My main point was the even a six year old kid can legally buy these things... they are not yet regulated. And to get addicted at that young of an age... it leads to other things... like looking for a bigger "high". There are statistics that support that... no matter how much some want to deny it.

I am against drug abuse too.. it is, however.. illegal! Here at least. But these things are DRUG ABUSE also... and not illegal. Nicotine is a drug, just like heroin... and even more addictive.

As to the stuff that is already in the air.. that we have to breathe? Why add to it? Especially with something so noxious, and carcinogenic? Why do that to the people around you?


----------



## Samerr9 (Sep 8, 2013)

I agree.. those stuff should be regulated and never sold to kids! 

For me i dont smoke indoors, nor in the car.. but leave me alone when i smoke far outside


----------



## sashbar (Sep 8, 2013)

It is an incredibly hi-tech and overcomplicated  compared to what I have seen ..


----------



## bogeyguy (Sep 8, 2013)

Looks like a nose hair trimmer to me????


----------



## bogeyguy (Sep 8, 2013)

Just the facts ma'am!

Joe Friday.


----------



## Newtricks (Sep 8, 2013)

You know... I've been smoking cigarettes since 1971, I was 9 years old when I started, smoking a pipe in since 1980 and took up cigars soon after that. I know it's bad for me, will shorten my life and all the other stuff that is constantly being force fed to us. The bottom line is I love the smell of burning tobacco, it's my favorite incense, I leave cigarettes burning in ashtrays in every room, smoke a cigar with my morning coffee and a pipe with my evening tea (or scotch). A friend of mines grandmother was diagnosed with cancer at the age of ninety, when the doctor told her she should stop smoking, she looked at the doctor and said "Kid I've been smoking since before your parents where born, I'm 90 years old and am going to die, why the hell would I give up something I enjoy now?

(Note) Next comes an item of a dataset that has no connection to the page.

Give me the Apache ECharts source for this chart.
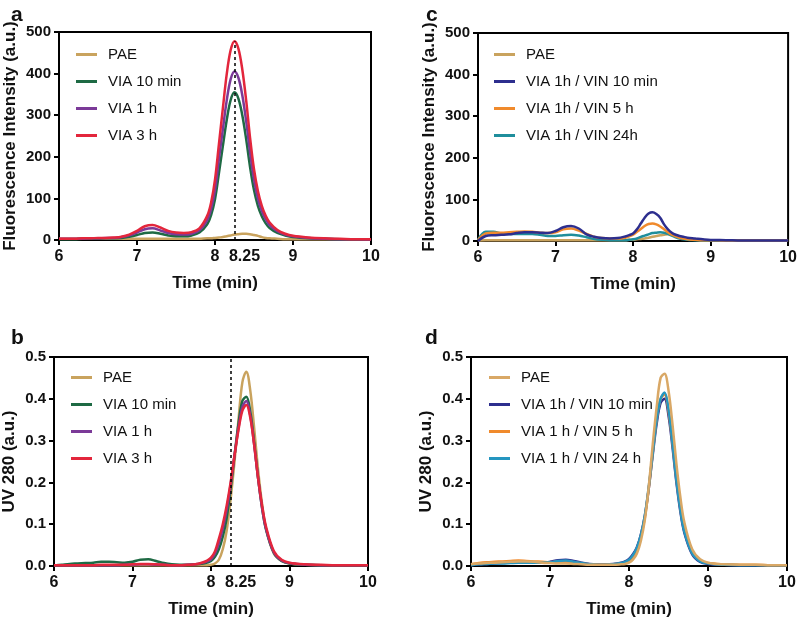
<!DOCTYPE html>
<html>
<head>
<meta charset="utf-8">
<script src="https://cdn.jsdelivr.net/npm/echarts@6/dist/echarts.min.js"></script>
<style>html,body{margin:0;padding:0;background:#fff}#chart{width:800px;height:620px}</style>
</head>
<body>
<div id="chart"></div>
<script>
// ---------- DATA ----------
const time = [6.0, 6.1, 6.2, 6.3, 6.4, 6.5, 6.6, 6.7, 6.8, 6.9, 7.0, 7.1, 7.2, 7.3, 7.4, 7.5, 7.6, 7.7, 7.8, 7.9, 7.95, 8.0, 8.05, 8.1, 8.15, 8.2, 8.25, 8.3, 8.35, 8.4, 8.45, 8.5, 8.55, 8.6, 8.65, 8.7, 8.8, 8.9, 9.0, 9.2, 9.4, 9.6, 9.8, 10.0];

// Panel a: fluorescence
const aPAE    = [3,3,3,3,3,3,3,3,3,3,3,3,3,3,3,3,3,3,3,4,4,5,6,7,9,11,13,14,15,15,14,12,10,7,5,4,3,2,2,2,2,2,2,2];
const aVIA10m = [2,2,2,3,3,3,4,4,5,8,12,17,18,15,11,9,9,11,18,38,60,98,160,225,288,336,355,340,300,242,175,120,82,57,40,29,17,11,7,4,3,2,1,1];
const aVIA1h  = [3,3,3,3,4,4,5,5,7,11,18,26,28,23,17,14,13,15,23,48,75,120,195,265,335,386,405,390,348,285,210,146,100,70,50,36,21,13,9,5,3,2,2,1];
const aVIA3h  = [3,3,3,4,4,5,5,6,8,13,22,33,36,30,22,18,17,19,28,58,90,145,230,315,398,456,478,460,410,335,245,170,118,82,58,42,24,15,10,6,4,3,2,2];

// Panel c: fluorescence
const cPAE    = [1,2,2,2,2,2,2,2,2,2,2,2,2,2,2,2,2,2,2,2,3,3,4,5,6,8,10,12,14,15,16,15,13,10,7,5,3,2,2,1,1,1,1,1];
const cVIN10m = [0,12,14,15,16,19,21,21,20,19,24,33,36,30,16,10,7,6,7,11,14,18,28,42,56,66,69,65,56,40,28,20,15,12,10,8,6,4,2.5,2,1,1,1,1];
const cVIN5h  = [2,18,20,20,21,22,23,22,20,19,21,28,30,25,17,10,7,6,6,8,11,15,22,29,36,41,42,40,35,28,21,15,11,8,6,4,3,2,2,1,1,1,1,1];
const cVIN24h = [3,22,22,18,17,17,17,17,15,12,12,14,15,13,9,5,3,2,2,2,3,4,6,10,13,16,19,20,21,20,17,13,9,6,4,3,2,1,1,1,1,1,1,1];

// Panel b: UV 280
const bPAE    = [0.002,0.002,0.002,0.002,0.002,0.002,0.002,0.002,0.002,0.002,0.002,0.002,0.002,0.002,0.002,0.002,0.002,0.002,0.002,0.002,0.002,0.003,0.006,0.015,0.04,0.085,0.16,0.25,0.35,0.44,0.465,0.42,0.33,0.23,0.15,0.09,0.03,0.012,0.006,0.003,0.002,0.002,0.002,0.002];
const bVIA10m = [0.001,0.003,0.005,0.006,0.007,0.008,0.010,0.010,0.009,0.008,0.010,0.015,0.016,0.012,0.007,0.004,0.003,0.003,0.004,0.006,0.008,0.012,0.022,0.04,0.07,0.115,0.185,0.265,0.34,0.395,0.405,0.37,0.295,0.21,0.14,0.088,0.032,0.012,0.006,0.003,0.002,0.002,0.001,0.001];
const bVIA1h  = [0.002,0.002,0.002,0.002,0.002,0.002,0.002,0.002,0.002,0.003,0.003,0.004,0.004,0.003,0.003,0.002,0.002,0.003,0.004,0.008,0.011,0.016,0.03,0.055,0.09,0.135,0.195,0.265,0.33,0.38,0.395,0.36,0.29,0.21,0.14,0.09,0.033,0.013,0.007,0.003,0.002,0.002,0.002,0.002];
const bVIA3h  = [0.002,0.002,0.002,0.002,0.002,0.002,0.003,0.003,0.003,0.003,0.004,0.005,0.005,0.004,0.003,0.002,0.002,0.003,0.004,0.009,0.013,0.02,0.035,0.065,0.10,0.145,0.20,0.265,0.325,0.372,0.385,0.355,0.29,0.21,0.145,0.095,0.036,0.015,0.008,0.004,0.003,0.002,0.002,0.002];

// Panel d: UV 280
const dPAE    = [0.004,0.006,0.007,0.008,0.009,0.010,0.011,0.011,0.010,0.008,0.007,0.006,0.006,0.005,0.004,0.003,0.003,0.003,0.003,0.004,0.005,0.008,0.015,0.03,0.06,0.11,0.19,0.29,0.38,0.45,0.46,0.42,0.34,0.245,0.165,0.105,0.04,0.016,0.008,0.004,0.003,0.003,0.002,0.002];
const dVIN10m = [0.002,0.004,0.005,0.006,0.007,0.008,0.009,0.009,0.008,0.008,0.010,0.014,0.015,0.012,0.008,0.005,0.004,0.004,0.005,0.008,0.011,0.017,0.028,0.045,0.075,0.12,0.185,0.265,0.34,0.39,0.40,0.36,0.285,0.20,0.13,0.08,0.028,0.010,0.005,0.003,0.002,0.002,0.002,0.002];
const dVIN5h  = [0.004,0.007,0.009,0.010,0.011,0.012,0.013,0.012,0.011,0.010,0.009,0.010,0.010,0.009,0.006,0.004,0.003,0.003,0.004,0.006,0.008,0.012,0.022,0.04,0.07,0.115,0.185,0.27,0.35,0.40,0.41,0.37,0.295,0.21,0.14,0.088,0.032,0.013,0.007,0.004,0.003,0.003,0.002,0.002];
const dVIN24h = [0.002,0.004,0.005,0.006,0.006,0.007,0.008,0.008,0.008,0.008,0.009,0.012,0.013,0.010,0.007,0.004,0.003,0.003,0.004,0.007,0.010,0.015,0.026,0.044,0.074,0.12,0.19,0.27,0.35,0.40,0.415,0.375,0.295,0.205,0.135,0.083,0.03,0.011,0.006,0.003,0.002,0.002,0.002,0.002];

const xTicks = [6, 7, 8, 9, 10];
const xLabelsMarked = [6, 7, 8, 8.25, 9, 10];
const markTime = 8.25;
const markTopA = 478;
const markTopB = 0.5;

const namesA = ['PAE', 'VIA 10 min', 'VIA 1 h', 'VIA 3 h'];
const namesC = ['PAE', 'VIA 1h / VIN 10 min', 'VIA 1h / VIN 5 h', 'VIA 1h / VIN 24h'];
const namesD = ['PAE', 'VIA 1h / VIN 10 min', 'VIA 1 h / VIN 5 h', 'VIA 1 h / VIN 24 h'];

// ---------- STYLE ----------
const FONT = '"Liberation Sans", Arial, Helvetica, sans-serif';
const colA = ['#c9a35e', '#1e6a44', '#7b3a98', '#e3263c'];
const colC = ['#c9a35e', '#2d2e8e', '#f08a2c', '#1f8e9c'];
const colB = ['#c9a35e', '#1e6a44', '#7b3a98', '#e3263c'];
const colD = ['#d9a866', '#2d2e8e', '#f08a2c', '#2596c0'];

const grids = [
  {left: 59, top: 32, width: 312, height: 208},
  {left: 478, top: 33, width: 312, height: 208},
  {left: 52, top: 357, width: 316, height: 209},
  {left: 471, top: 357, width: 316, height: 209}
].map(g => Object.assign({show: true, borderColor: '#000', borderWidth: 2, backgroundColor: 'transparent'}, g));

function xAxis(gi, marked) {
  return {
    type: 'value', gridIndex: gi, min: 6, max: 10, interval: 1,
    name: 'Time (min)', nameLocation: 'middle', nameGap: 35,
    nameTextStyle: {fontFamily: FONT, fontWeight: 'bold', fontSize: 17, color: '#111'},
    axisLine: {lineStyle: {color: '#000', width: 2}},
    axisTick: {show: true, length: 5, lineStyle: {color: '#000', width: 2}, customValues: xTicks},
    axisLabel: {
      fontFamily: FONT, fontWeight: 'bold', fontSize: 16, color: '#111', margin: 9,
      customValues: marked ? xLabelsMarked : xTicks,
      formatter: v => (v === markTime ? '{s|' + v + '}' : String(v)),
      rich: {s: {fontFamily: FONT, fontWeight: 'bold', fontSize: 16, color: '#111', padding: [0, 0, 0, 20]}}
    },
    splitLine: {show: false}
  };
}
function yAxis(gi, uv) {
  return {
    type: 'value', gridIndex: gi, min: 0, max: uv ? 0.5 : 500, interval: uv ? 0.1 : 100,
    name: uv ? 'UV 280 (a.u.)' : 'Fluorescence Intensity (a.u.)',
    nameLocation: 'middle', nameGap: uv ? 36 : 40, nameRotate: 90,
    nameTextStyle: {fontFamily: FONT, fontWeight: 'bold', fontSize: 17, color: '#111'},
    axisLine: {show: true, lineStyle: {color: '#000', width: 2}},
    axisTick: {show: true, length: 5, lineStyle: {color: '#000', width: 2}},
    axisLabel: {fontFamily: FONT, fontWeight: 'bold', fontSize: 15, color: '#111', margin: 8,
      formatter: v => uv ? v.toFixed(1) : String(v)},
    splitLine: {show: false}
  };
}
function line(name, arr, color, gi, extra) {
  return Object.assign({
    name: name, type: 'line', xAxisIndex: gi, yAxisIndex: gi,
    data: time.map((t, i) => [t, arr[i]]),
    showSymbol: false, smooth: 0.35, color: color,
    lineStyle: {color: color, width: 2.5}, z: 3
  }, extra || {});
}
function mark(top) {
  return {
    markLine: {
      silent: true, symbol: ['none', 'none'], label: {show: false},
      lineStyle: {color: '#000', type: [3, 3], width: 1.5},
      data: [[{coord: [markTime, 0]}, {coord: [markTime, top]}]]
    }
  };
}
function legend(names, colors, left, top) {
  return {
    orient: 'vertical', left: left, top: top, itemGap: 10,
    itemWidth: 21, itemHeight: 3, icon: 'rect', selectedMode: false,
    textStyle: {fontFamily: FONT, fontSize: 15, color: '#111', padding: [0, 0, 0, 6], lineHeight: 17},
    data: names.map((n, i) => ({name: n, itemStyle: {color: colors[i]}}))
  };
}

const series = [
  line(namesA[0], aPAE, colA[0], 0),
  line(namesA[1], aVIA10m, colA[1], 0),
  line(namesA[2], aVIA1h, colA[2], 0),
  line(namesA[3], aVIA3h, colA[3], 0, mark(markTopA)),

  line(namesC[0], cPAE, colC[0], 1),
  line(namesC[3], cVIN24h, colC[3], 1),
  line(namesC[2], cVIN5h, colC[2], 1),
  line(namesC[1], cVIN10m, colC[1], 1),

  line(namesA[0], bPAE, colB[0], 2),
  line(namesA[1], bVIA10m, colB[1], 2),
  line(namesA[2], bVIA1h, colB[2], 2),
  line(namesA[3], bVIA3h, colB[3], 2, mark(markTopB)),

  line(namesD[1], dVIN10m, colD[1], 3),
  line(namesD[2], dVIN5h, colD[2], 3),
  line(namesD[3], dVIN24h, colD[3], 3),
  line(namesD[0], dPAE, colD[0], 3)
];

const chart = echarts.init(document.getElementById('chart'), null, {renderer: 'canvas'});
chart.setOption({
  backgroundColor: '#fff',
  animation: false,
  grid: grids,
  xAxis: [xAxis(0, true), xAxis(1, false), xAxis(2, true), xAxis(3, false)],
  yAxis: [yAxis(0, false), yAxis(1, false), yAxis(2, true), yAxis(3, true)],
  legend: [
    legend(namesA, colA, 71, 41),
    legend(namesC, colC, 489, 41),
    legend(namesA, colB, 66, 364),
    legend(namesD, colD, 484, 364)
  ],
  title: [
    {text: 'a', left: 6, top: 0, textStyle: {fontFamily: FONT, fontWeight: 'bold', fontSize: 21, color: '#111'}},
    {text: 'c', left: 421, top: 0, textStyle: {fontFamily: FONT, fontWeight: 'bold', fontSize: 21, color: '#111'}},
    {text: 'b', left: 6, top: 323, textStyle: {fontFamily: FONT, fontWeight: 'bold', fontSize: 21, color: '#111'}},
    {text: 'd', left: 420, top: 323, textStyle: {fontFamily: FONT, fontWeight: 'bold', fontSize: 21, color: '#111'}}
  ],
  series: series
});
</script>
</body>
</html>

E cigs do not work for me, they do not taste the same, smell the same or have the same effect, it's basically very harsh vapor...I don't like it.


----------



## Stryker (Sep 9, 2013)

Ok.  Enough of that, guys.  All I wanted was to get your comments on the lighting, shadows, and highlights of the photo.  I was not advertising anything here.  Thanks all.


----------